Изменить размер шрифта - +
Еще на картоне был рисунок: восточная женщина в шальварах, танцующая с воздетыми над головой руками. За пятицентовик я мог выиграть десять центов, пятьдесят центов, даже пять долларов. Пятицентовик в моем кармане предназначался на мороженое, но я его немедленно отдал. Игральные доски изготовлялись в Японии; детям эта страна была известна главным образом тем, что там делались дешевые игрушки и всяческие занятные новинки, которые очень быстро ломались. Ткнув в дырку специальным ключиком, который в миниатюре напоминал открывалку для жестянок с сардинами, я реализовал свой шанс: выскочила туго сложенная гармошкой бумажная полоса длиной в полдюйма. Под наблюдением подглядывавшего через мое плечо торговца я стал ее разворачивать. Его горячее дыхание обдавало мне ухо. Пустая. Познал потерю — все-таки кровные пять центов, а как же.

Дональд потом допытывался:

— Доска-то целая была, все билеты были на месте?

— Да, я был первым.

— Если доска честная, — говорил Дональд, — хотя, в общем-то, тут приходится верить на слово, тогда каждый вытянутый билетик влияет на вероятность. Ты знаешь, что такое вероятность?

— Нет.

— Ну смотри: если доска наполовину уже протыркнута, а тот малый говорит, что все выигрыши еще на месте, тогда у тебя больше шансов выиграть. Улавливаешь? У тебя вероятность больше.

Я силился понять.

— Ну а лучше вообще забудь все это, — сказал Дональд. — Это азартная игра. Запрещено законом. За это ловят. Мэр Лагардия убрал из кондитерских игральные автоматы и теперь охотится за досочниками. Об этом же во всех газетах! Так что, если желаешь себе добра, лучше забудь все это дело напрочь.

На это я был готов. А пару лет спустя в школе я услышал, как какие-то мальчишки называли девчонку постарше протыркнутой доской. Пробиться сквозь эту метафору я не сумел, хотя и понял, что говорилось что-то нехорошее.

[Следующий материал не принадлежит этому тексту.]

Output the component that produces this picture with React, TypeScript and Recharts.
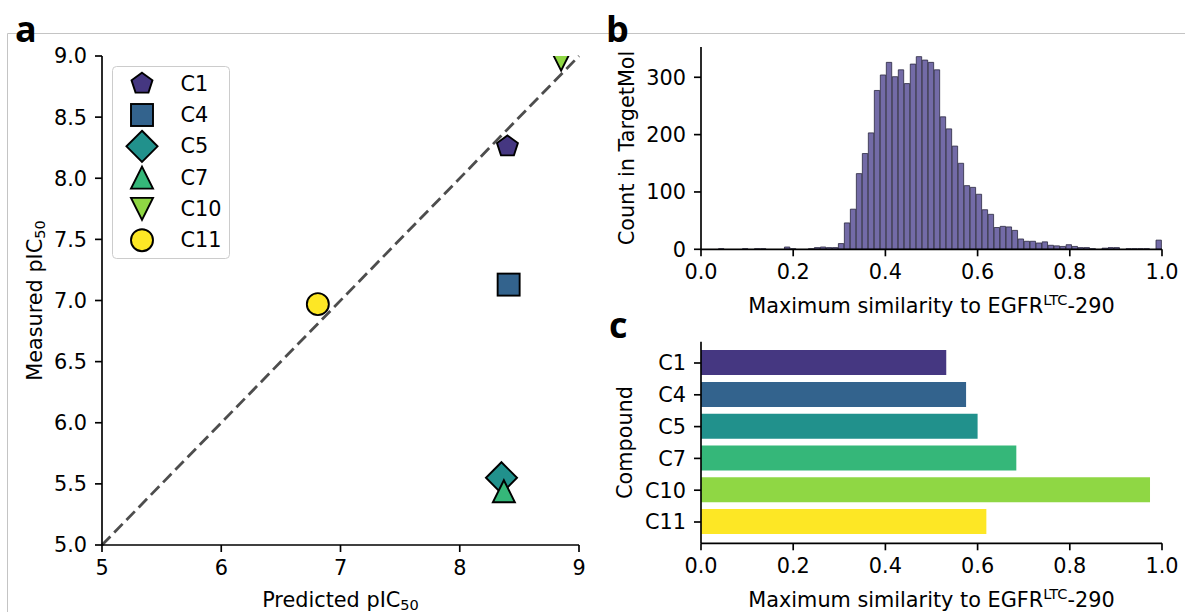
import React from 'react';
import {
  ScatterChart,
  Scatter,
  BarChart,
  Bar,
  Cell,
  XAxis,
  YAxis,
  ReferenceLine,
  Legend,
  Label,
} from 'recharts';

// panel a / c: per-compound values
const compounds = ['C1', 'C4', 'C5', 'C7', 'C10', 'C11'];
const predictedPIC50 = [8.4, 8.41, 8.35, 8.37, 8.85, 6.81];
const measuredPIC50 = [8.26, 7.13, 5.55, 5.44, 8.97, 6.97];
const maxSimilarity = [0.532, 0.575, 0.6, 0.684, 0.974, 0.619];
const compoundColors = ['#453781', '#33638d', '#21918c', '#35b779', '#8fd744', '#fde725'];
const markerKinds = ['pentagon', 'square', 'diamond', 'triangle', 'triangleDown', 'circle'];

// panel b: histogram of max similarity in TargetMol
const histBinStart = 0.038;
const histBinWidth = 0.013;
const histCounts = [
  1, 0, 0, 0, 1, 0, 1, 1, 0, 0,
  0, 4, 1, 0, 0, 1, 3, 4, 3, 3,
  10, 46, 70, 132, 167, 203, 277, 304, 326, 301,
  313, 289, 323, 336, 330, 326, 313, 231, 210, 180,
  150, 111, 108, 96, 69, 61, 38, 40, 39, 33,
  18, 14, 14, 11, 13, 7, 6, 5, 8, 5,
  3, 3, 1, 0, 2, 3, 3, 0, 1, 1,
  1, 1, 0, 16,
];

const pic50Ticks = [5, 6, 7, 8, 9];
const measuredTicks = [5, 5.5, 6, 6.5, 7, 7.5, 8, 8.5, 9];
const similarityTicks = [0, 0.2, 0.4, 0.6, 0.8, 1];
const countTicks = [0, 100, 200, 300];

const FONT = 'DejaVu Sans';
const FS = 20.8;
const LW = 1.67;

const histData = histCounts.map((count, i) => ({
  x: histBinStart + histBinWidth * (i + 0.5),
  count,
}));
const barData = compounds.map((name, i) => ({ name, value: maxSimilarity[i] }));
const scatterData = compounds.map((name, i) => [{ x: predictedPIC50[i], y: measuredPIC50[i] }]);

const tickStyle = { fill: '#000', fontSize: FS, fontFamily: FONT };
const axisProps = {
  axisLine: { stroke: '#000', strokeWidth: LW },
  tickLine: { stroke: '#000', strokeWidth: LW },
  tickSize: 7,
  tickMargin: 8,
  tick: tickStyle,
  interval: 0 as const,
};

type Part = { t: string; k?: 'sub' | 'sup' };

// axis title with sub/superscripts, placed in chart coordinates
const AxisTitle = ({ tx, ty, vertical, parts }: { tx: number; ty: number; vertical?: boolean; parts: Part[] }) => {
  let shift = 0;
  return (
    <text
      x={tx}
      y={ty}
      textAnchor="middle"
      fontFamily={FONT}
      fontSize={FS}
      fill="#000"
      transform={vertical ? `rotate(-90 ${tx} ${ty})` : undefined}
    >
      {parts.map((p, i) => {
        const target = p.k === 'sub' ? 3 : p.k === 'sup' ? -7.5 : 0;
        const dy = target - shift;
        shift = target;
        return (
          <tspan key={i} dy={dy} fontSize={p.k ? FS * 0.7 : FS}>
            {p.t}
          </tspan>
        );
      })}
    </text>
  );
};

const Marker = ({ kind, cx, cy, fill }: { kind: string; cx: number; cy: number; fill: string }) => {
  const h = 11;
  const common = { fill, stroke: '#000', strokeWidth: 1.9, strokeLinejoin: 'miter' as const };
  if (kind === 'circle') return <circle cx={cx} cy={cy} r={h} {...common} />;
  if (kind === 'square') return <rect x={cx - h} y={cy - h} width={2 * h} height={2 * h} {...common} />;
  let pts: number[][] = [];
  if (kind === 'pentagon') {
    pts = [0, 1, 2, 3, 4].map((k) => {
      const a = ((-90 + 72 * k) * Math.PI) / 180;
      return [cx + h * Math.cos(a), cy + h * Math.sin(a)];
    });
  } else if (kind === 'diamond') {
    const d = h * Math.SQRT2;
    pts = [[cx, cy - d], [cx + d, cy], [cx, cy + d], [cx - d, cy]];
  } else if (kind === 'triangle') {
    pts = [[cx, cy - h], [cx + h, cy + h], [cx - h, cy + h]];
  } else {
    pts = [[cx, cy + h], [cx - h, cy - h], [cx + h, cy - h]];
  }
  return <polygon points={pts.map((p) => p.join(',')).join(' ')} {...common} />;
};

const renderLegend = () => (
  <svg width={118} height={193} style={{ display: 'block' }}>
    <rect x={0.5} y={0.5} width={117} height={192} rx={4} fill="#fff" fillOpacity={0.8} stroke="#cccccc" />
    {compounds.map((name, i) => {
      const cy = 17.7 + 31.3 * i;
      return (
        <g key={name}>
          <Marker kind={markerKinds[i]} cx={30} cy={cy} fill={compoundColors[i]} />
          <text x={68.5} y={cy} dominantBaseline="central" fontFamily={FONT} fontSize={FS} fill="#000">
            {name}
          </text>
        </g>
      );
    })}
  </svg>
);

const similarityTitle: Part[] = [{ t: 'Maximum similarity to EGFR' }, { t: 'LTC', k: 'sup' }, { t: '-290' }];

const App = () => (
  <div style={{ position: 'absolute', left: 0, top: 0, width: 1185, height: 612, background: '#fff', fontFamily: FONT }}>
    <svg width={1185} height={612} style={{ position: 'absolute', left: 0, top: 0 }}>
      <line x1={7.5} y1={33.5} x2={1185} y2={33.5} stroke="#c4c4c4" strokeWidth={1} />
      <line x1={7.5} y1={33.5} x2={7.5} y2={612} stroke="#c4c4c4" strokeWidth={1} />
    </svg>

    {/* a: predicted vs measured */}
    <div style={{ position: 'absolute', left: 0, top: 0 }}>
      <ScatterChart width={600} height={612} margin={{ top: 56, right: 21, bottom: 0, left: 0 }}>
        <XAxis
          type="number"
          dataKey="x"
          domain={[5, 9]}
          ticks={pic50Ticks}
          allowDataOverflow
          height={67}
          {...axisProps}
        >
          <Label content={<AxisTitle tx={340.5} ty={607} parts={[{ t: 'Predicted pIC' }, { t: '50', k: 'sub' }]} />} />
        </XAxis>
        <YAxis
          type="number"
          dataKey="y"
          domain={[5, 9]}
          ticks={measuredTicks}
          tickFormatter={(v: number) => v.toFixed(1)}
          allowDataOverflow
          width={102}
          {...axisProps}
        >
          <Label content={<AxisTitle tx={42} ty={300.5} vertical parts={[{ t: 'Measured pIC' }, { t: '50', k: 'sub' }]} />} />
        </YAxis>
        <XAxis xAxisId="top" orientation="top" type="number" domain={[5, 9]} height={0} tick={false} tickLine={false} axisLine={{ stroke: '#000', strokeWidth: LW }} />
        <YAxis yAxisId="right" orientation="right" type="number" domain={[5, 9]} width={0} tick={false} tickLine={false} axisLine={{ stroke: '#000', strokeWidth: LW }} />
        <ReferenceLine
          segment={[{ x: 5, y: 5 }, { x: 9, y: 9 }]}
          stroke="#4d4d4d"
          strokeWidth={2.8}
          strokeDasharray="12 5.5"
        />
        {compounds.map((name, i) => (
          <Scatter
            key={name}
            name={name}
            data={scatterData[i]}
            isAnimationActive={false}
            shape={(p: any) => <Marker kind={markerKinds[i]} cx={p.cx} cy={p.cy} fill={compoundColors[i]} />}
          />
        ))}
        <Legend
          layout="vertical"
          align="center"
          verticalAlign="middle"
          content={renderLegend}
          wrapperStyle={{ left: 111.5, top: 65.5, width: 118 }}
        />
      </ScatterChart>
    </div>

    {/* b: histogram */}
    <div style={{ position: 'absolute', left: 600, top: 0 }}>
      <BarChart width={585} height={330} data={histData} margin={{ top: 47, right: 23, bottom: 0, left: 0 }}>
        <XAxis
          type="number"
          dataKey="x"
          domain={[0, 1]}
          ticks={similarityTicks}
          tickFormatter={(v: number) => v.toFixed(1)}
          height={80.7}
          {...axisProps}
        >
          <Label content={<AxisTitle tx={331.5} ty={312.5} parts={similarityTitle} />} />
        </XAxis>
        <YAxis type="number" domain={[0, 352.8]} ticks={countTicks} width={101} {...axisProps}>
          <Label content={<AxisTitle tx={33.5} ty={148} vertical parts={[{ t: 'Count in TargetMol' }]} />} />
        </YAxis>
        <Bar dataKey="count" fill="#736ba7" stroke="#2b2840" strokeWidth={0.8} barSize={6} isAnimationActive={false} />
      </BarChart>
    </div>

    {/* c: similarity per compound */}
    <div style={{ position: 'absolute', left: 600, top: 320 }}>
      <BarChart width={585} height={292} data={barData} layout="vertical" margin={{ top: 21.7, right: 23, bottom: 0, left: 0 }}>
        <XAxis
          type="number"
          dataKey="value"
          domain={[0, 1]}
          ticks={similarityTicks}
          tickFormatter={(v: number) => v.toFixed(1)}
          height={68.7}
          {...axisProps}
        >
          <Label content={<AxisTitle tx={331.5} ty={286.5} parts={similarityTitle} />} />
        </XAxis>
        <YAxis type="category" dataKey="name" width={101} padding={{ top: 5.4, bottom: 5.4 }} {...axisProps}>
          <Label content={<AxisTitle tx={32} ty={122.5} vertical parts={[{ t: 'Compound' }]} />} />
        </YAxis>
        <Bar dataKey="value" barSize={25} isAnimationActive={false}>
          {barData.map((d, i) => (
            <Cell key={d.name} fill={compoundColors[i]} />
          ))}
        </Bar>
      </BarChart>
    </div>

    <svg width={1185} height={612} style={{ position: 'absolute', left: 0, top: 0, pointerEvents: 'none' }}>
      <g fontFamily="Open Sans" fontWeight={700} fontSize={36} fill="#000">
        <text x={15} y={42}>a</text>
        <text x={606} y={42}>b</text>
        <text x={609} y={338}>c</text>
      </g>
    </svg>
  </div>
);

export default App;
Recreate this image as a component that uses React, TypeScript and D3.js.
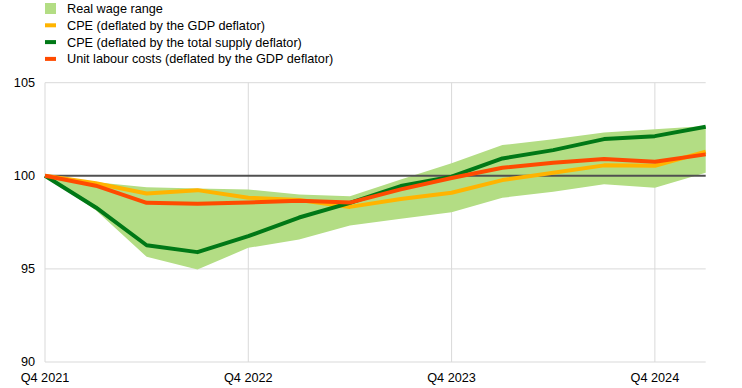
import React from 'react';
import * as d3 from 'd3';

const quarters = [
  'Q4 2021', 'Q1 2022', 'Q2 2022', 'Q3 2022', 'Q4 2022', 'Q1 2023', 'Q2 2023',
  'Q3 2023', 'Q4 2023', 'Q1 2024', 'Q2 2024', 'Q3 2024', 'Q4 2024', 'Q1 2025',
];
const xTickLabels = ['Q4 2021', 'Q4 2022', 'Q4 2023', 'Q4 2024'];
const yTicks = [90, 95, 100, 105];

const rangeHigh = [100, 99.65, 99.38, 99.32, 99.27, 99.0, 98.9, 99.8, 100.68, 101.65, 101.96, 102.33, 102.5, 102.67];
const rangeLow = [100, 98.15, 95.65, 94.97, 96.13, 96.58, 97.33, 97.7, 98.04, 98.82, 99.14, 99.55, 99.36, 100.16];
const cpeGdp = [100, 99.6, 99.05, 99.23, 98.82, 98.7, 98.33, 98.75, 99.09, 99.77, 100.16, 100.56, 100.54, 101.3];
const cpeTotal = [100, 98.3, 96.27, 95.9, 96.76, 97.76, 98.55, 99.45, 99.95, 100.93, 101.38, 101.97, 102.13, 102.63];
const ulc = [100, 99.47, 98.55, 98.5, 98.57, 98.66, 98.56, 99.27, 99.88, 100.43, 100.7, 100.9, 100.75, 101.15];

const legendItems = [
  { label: 'Real wage range', color: '#b3dd84', kind: 'area' },
  { label: 'CPE (deflated by the GDP deflator)', color: '#ffb400', kind: 'line' },
  { label: 'CPE (deflated by the total supply deflator)', color: '#007816', kind: 'line' },
  { label: 'Unit labour costs (deflated by the GDP deflator)', color: '#ff4b00', kind: 'line' },
];

const width = 742;
const height = 388;
const font = '"Liberation Sans", Arial, sans-serif';
const fs = 12.7;

const App: React.FC = () => {
  const x = d3.scaleLinear().domain([0, quarters.length - 1]).range([45, 705.7]);
  const y = d3.scaleLinear().domain([90, 105]).range([362, 82.7]);

  const line = d3.line<number>()
    .x((d, i) => x(i))
    .y(d => y(d));

  const area = d3.area<number>()
    .x((d, i) => x(i))
    .y0((d, i) => y(rangeLow[i]))
    .y1(d => y(d));

  const [xMin, xMax] = x.range();

  return (
    <svg width={width} height={height} style={{ position: 'absolute', left: 0, top: 0, fontFamily: font }}>
      <rect width={width} height={height} fill="#fff" />

      {/* legend */}
      {legendItems.map((item, i) => {
        const cy = 8.5 + i * 16.8;
        return (
          <g key={item.label}>
            {item.kind === 'area'
              ? <rect x={45} y={cy - 5.5} width={11} height={11} fill={item.color} />
              : <rect x={45} y={cy - 2} width={11} height={4} fill={item.color} />}
            <text x={67} y={cy} dy="0.35em" fontSize={fs} fill="#000">{item.label}</text>
          </g>
        );
      })}

      {/* grid */}
      {yTicks.filter(t => t !== 100).map(t => (
        <line key={t} x1={xMin} x2={xMax} y1={y(t)} y2={y(t)} stroke="#d9d9d9" strokeWidth={1} />
      ))}
      {xTickLabels.slice(1).map(lbl => {
        const xi = x(quarters.indexOf(lbl));
        return <line key={lbl} x1={xi} x2={xi} y1={y(105)} y2={y(90)} stroke="#d9d9d9" strokeWidth={1} />;
      })}
      <line x1={xMin} x2={xMin} y1={y(105)} y2={y(90)} stroke="#d9d9d9" strokeWidth={1} />

      {/* range */}
      <path d={area(rangeHigh) ?? ''} fill="#b3dd84" />

      {/* 100 baseline */}
      <line x1={xMin} x2={xMax} y1={y(100)} y2={y(100)} stroke="#505050" strokeWidth={2} />

      <path d={line(cpeGdp) ?? ''} fill="none" stroke="#ffb400" strokeWidth={4} strokeLinejoin="round" />
      <path d={line(cpeTotal) ?? ''} fill="none" stroke="#007816" strokeWidth={4} strokeLinejoin="round" />
      <path d={line(ulc) ?? ''} fill="none" stroke="#ff4b00" strokeWidth={4} strokeLinejoin="round" />

      {/* y tick labels */}
      {yTicks.map(t => (
        <text key={t} x={35} y={y(t)} dy="0.35em" textAnchor="end" fontSize={fs} fill="#000">{t}</text>
      ))}

      {/* x tick labels */}
      {xTickLabels.map(lbl => (
        <text key={lbl} x={x(quarters.indexOf(lbl))} y={378} dy="0.35em" textAnchor="middle" fontSize={fs} fill="#000">{lbl}</text>
      ))}
    </svg>
  );
};

export default App;
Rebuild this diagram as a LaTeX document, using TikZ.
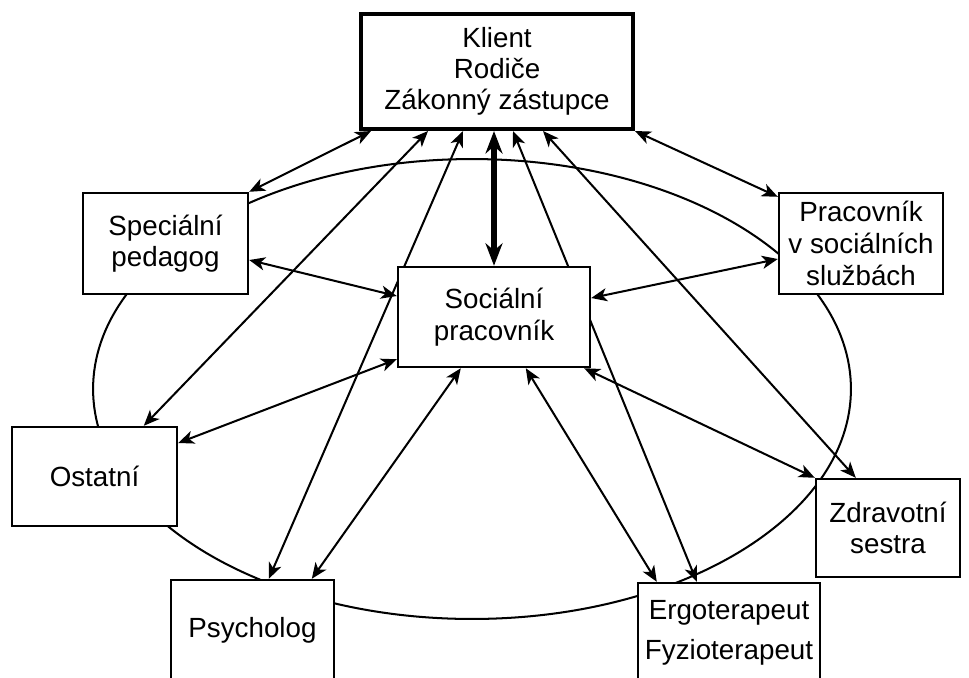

Но гондон — о-о, гондон! — тут налицо предмет столь пакостный, столь зловредный, что само слово было чересчур пугающим, чтобы произносить его вслух. Связанные с этим словом мрачные глубины смысла казались бездонными, в них смутно проглядывала грязь и деградация, они доходили до таких темных тайн, о которых наследный княжич царства жизни (это я, стало быть), рожденный для пребывания в вечном божественном дворце из солнечного света, не должен был даже догадываться. Чтобы точно и определенно понять, что такое гондон (помимо гадостно-злокозненного звучания самого слова), пришлось бы дойти до познания пугающих и болезненных соблазнов такого накала, что одно прикосновение к ним навеки бы выжгло душу. И все-таки в конце концов я, конечно же, выяснил это однажды летом под грохот волн на пляже, усеянном телами, облепленными песком, а назывался этот пляж Рокавей-Бич.

 

Решением пойти на этот пляж иногда благополучно завершались споры отца с матерью. Почему они предпочитали Дальний Рокавей — самую крайнюю оконечность побережья Бруклина, — я не вполне понимал. Добираться туда было невероятно далеко. А может быть, меня подводит память, возможно, мы никогда и не ездили на Дальний Рокавей всего на день, а снимали там летом на недельку дачу в те годы, когда отец сравнительно хорошо зарабатывал. Да нет, помню, как мы, добравшись на метро до центра, стоим в гулком, как пещера, зале ожидания вокзала Пенн-стейшн. При этом у нас какие-то узлы, подстилки, газеты и корзинки со съестными припасами. Высоко вверху виднелась сводчатая крыша из стали и просвечивающего стекла. Выгиб стальных ребер, несущих крышу, был изящен, как каллиграфический росчерк. Поддерживали все это стройные ажурные колонны из черной стали; они были еще выше, чем опоры надземки на Джером-авеню. Сквозь крышу пыльными пластами пробивалось солнце, придавая всему вокруг бледно-зеленоватый оттенок и словно приглушая многоголосый гомон пассажиров, столпившихся в ожидании своих поездов, покрикиванье носильщиков с их багажными тележками и раскатистый гул системы громкого оповещения.